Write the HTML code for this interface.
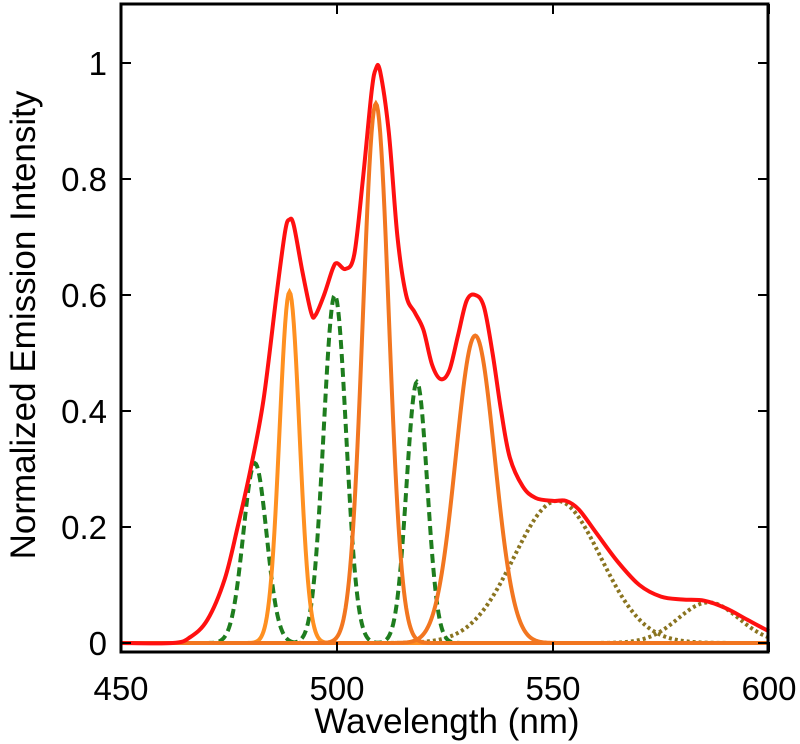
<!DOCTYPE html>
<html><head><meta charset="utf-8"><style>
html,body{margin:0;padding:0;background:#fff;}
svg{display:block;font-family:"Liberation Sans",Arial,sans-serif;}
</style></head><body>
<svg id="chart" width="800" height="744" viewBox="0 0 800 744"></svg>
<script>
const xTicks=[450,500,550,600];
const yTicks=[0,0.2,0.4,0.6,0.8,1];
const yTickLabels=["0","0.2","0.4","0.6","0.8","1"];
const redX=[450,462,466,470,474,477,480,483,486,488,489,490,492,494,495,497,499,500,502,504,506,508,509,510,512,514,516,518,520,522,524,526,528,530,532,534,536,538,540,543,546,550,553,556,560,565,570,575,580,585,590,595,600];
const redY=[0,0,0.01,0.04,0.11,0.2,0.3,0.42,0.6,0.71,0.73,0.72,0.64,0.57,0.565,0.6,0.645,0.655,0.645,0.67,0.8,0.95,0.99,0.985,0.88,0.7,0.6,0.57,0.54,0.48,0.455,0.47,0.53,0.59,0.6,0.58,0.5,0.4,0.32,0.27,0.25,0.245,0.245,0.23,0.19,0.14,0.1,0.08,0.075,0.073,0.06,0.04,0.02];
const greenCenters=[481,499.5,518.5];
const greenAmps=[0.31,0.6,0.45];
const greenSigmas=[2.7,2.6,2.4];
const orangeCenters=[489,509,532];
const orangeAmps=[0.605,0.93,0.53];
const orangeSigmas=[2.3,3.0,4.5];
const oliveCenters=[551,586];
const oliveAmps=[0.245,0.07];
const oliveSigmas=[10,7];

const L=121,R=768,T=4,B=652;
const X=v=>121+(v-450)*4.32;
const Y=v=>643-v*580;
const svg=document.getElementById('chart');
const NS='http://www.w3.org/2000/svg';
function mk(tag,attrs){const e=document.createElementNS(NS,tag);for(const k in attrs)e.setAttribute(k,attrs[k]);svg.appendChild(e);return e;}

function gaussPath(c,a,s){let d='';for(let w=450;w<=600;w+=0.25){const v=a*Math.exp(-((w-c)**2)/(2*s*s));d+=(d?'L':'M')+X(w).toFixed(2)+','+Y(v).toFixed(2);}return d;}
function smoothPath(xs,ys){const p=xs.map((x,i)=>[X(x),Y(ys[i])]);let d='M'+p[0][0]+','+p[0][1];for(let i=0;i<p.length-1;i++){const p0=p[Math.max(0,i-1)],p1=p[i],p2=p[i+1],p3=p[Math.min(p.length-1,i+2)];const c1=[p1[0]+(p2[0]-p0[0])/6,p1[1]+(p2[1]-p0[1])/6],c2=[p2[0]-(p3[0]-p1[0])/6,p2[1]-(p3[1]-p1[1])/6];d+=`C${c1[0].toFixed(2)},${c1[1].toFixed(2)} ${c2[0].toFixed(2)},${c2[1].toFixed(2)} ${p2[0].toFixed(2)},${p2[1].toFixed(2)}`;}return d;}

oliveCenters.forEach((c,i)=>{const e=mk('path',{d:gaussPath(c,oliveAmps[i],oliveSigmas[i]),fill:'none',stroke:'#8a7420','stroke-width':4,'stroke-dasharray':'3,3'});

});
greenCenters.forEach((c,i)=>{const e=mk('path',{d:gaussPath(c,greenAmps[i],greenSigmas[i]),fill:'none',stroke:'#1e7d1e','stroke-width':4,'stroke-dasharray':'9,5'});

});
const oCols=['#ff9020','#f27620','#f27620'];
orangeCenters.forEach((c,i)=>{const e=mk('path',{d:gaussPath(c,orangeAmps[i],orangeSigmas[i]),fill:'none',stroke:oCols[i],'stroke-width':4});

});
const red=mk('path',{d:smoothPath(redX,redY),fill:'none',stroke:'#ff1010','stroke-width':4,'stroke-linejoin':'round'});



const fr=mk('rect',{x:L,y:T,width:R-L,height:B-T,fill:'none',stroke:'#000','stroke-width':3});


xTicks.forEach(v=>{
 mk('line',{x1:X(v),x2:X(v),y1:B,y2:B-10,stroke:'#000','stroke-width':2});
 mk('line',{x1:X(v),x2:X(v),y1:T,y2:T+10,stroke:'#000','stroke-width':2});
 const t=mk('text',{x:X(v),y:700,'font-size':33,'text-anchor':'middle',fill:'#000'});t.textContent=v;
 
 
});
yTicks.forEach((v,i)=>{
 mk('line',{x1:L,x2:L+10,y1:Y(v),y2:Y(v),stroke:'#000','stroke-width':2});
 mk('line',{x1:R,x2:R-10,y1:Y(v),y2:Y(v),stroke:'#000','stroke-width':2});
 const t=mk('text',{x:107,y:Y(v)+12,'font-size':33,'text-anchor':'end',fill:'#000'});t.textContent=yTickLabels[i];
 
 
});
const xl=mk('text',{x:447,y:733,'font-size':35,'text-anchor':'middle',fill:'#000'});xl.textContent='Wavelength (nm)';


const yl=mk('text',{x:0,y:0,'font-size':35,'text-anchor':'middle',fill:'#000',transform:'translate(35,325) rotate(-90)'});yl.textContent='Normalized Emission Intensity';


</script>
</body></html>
-----
Short problem -
Go from the first line of the listing to the line holding "const oliveSigmas=[10,7];" and, please, transcribe those lines exactly, both included, with no pictures.

Completed exercise -
Write the HTML code for this interface.
<!DOCTYPE html>
<html><head><meta charset="utf-8"><style>
html,body{margin:0;padding:0;background:#fff;}
svg{display:block;font-family:"Liberation Sans",Arial,sans-serif;}
</style></head><body>
<svg id="chart" width="800" height="744" viewBox="0 0 800 744"></svg>
<script>
const xTicks=[450,500,550,600];
const yTicks=[0,0.2,0.4,0.6,0.8,1];
const yTickLabels=["0","0.2","0.4","0.6","0.8","1"];
const redX=[450,462,466,470,474,477,480,483,486,488,489,490,492,494,495,497,499,500,502,504,506,508,509,510,512,514,516,518,520,522,524,526,528,530,532,534,536,538,540,543,546,550,553,556,560,565,570,575,580,585,590,595,600];
const redY=[0,0,0.01,0.04,0.11,0.2,0.3,0.42,0.6,0.71,0.73,0.72,0.64,0.57,0.565,0.6,0.645,0.655,0.645,0.67,0.8,0.95,0.99,0.985,0.88,0.7,0.6,0.57,0.54,0.48,0.455,0.47,0.53,0.59,0.6,0.58,0.5,0.4,0.32,0.27,0.25,0.245,0.245,0.23,0.19,0.14,0.1,0.08,0.075,0.073,0.06,0.04,0.02];
const greenCenters=[481,499.5,518.5];
const greenAmps=[0.31,0.6,0.45];
const greenSigmas=[2.7,2.6,2.4];
const orangeCenters=[489,509,532];
const orangeAmps=[0.605,0.93,0.53];
const orangeSigmas=[2.3,3.0,4.5];
const oliveCenters=[551,586];
const oliveAmps=[0.245,0.07];
const oliveSigmas=[10,7];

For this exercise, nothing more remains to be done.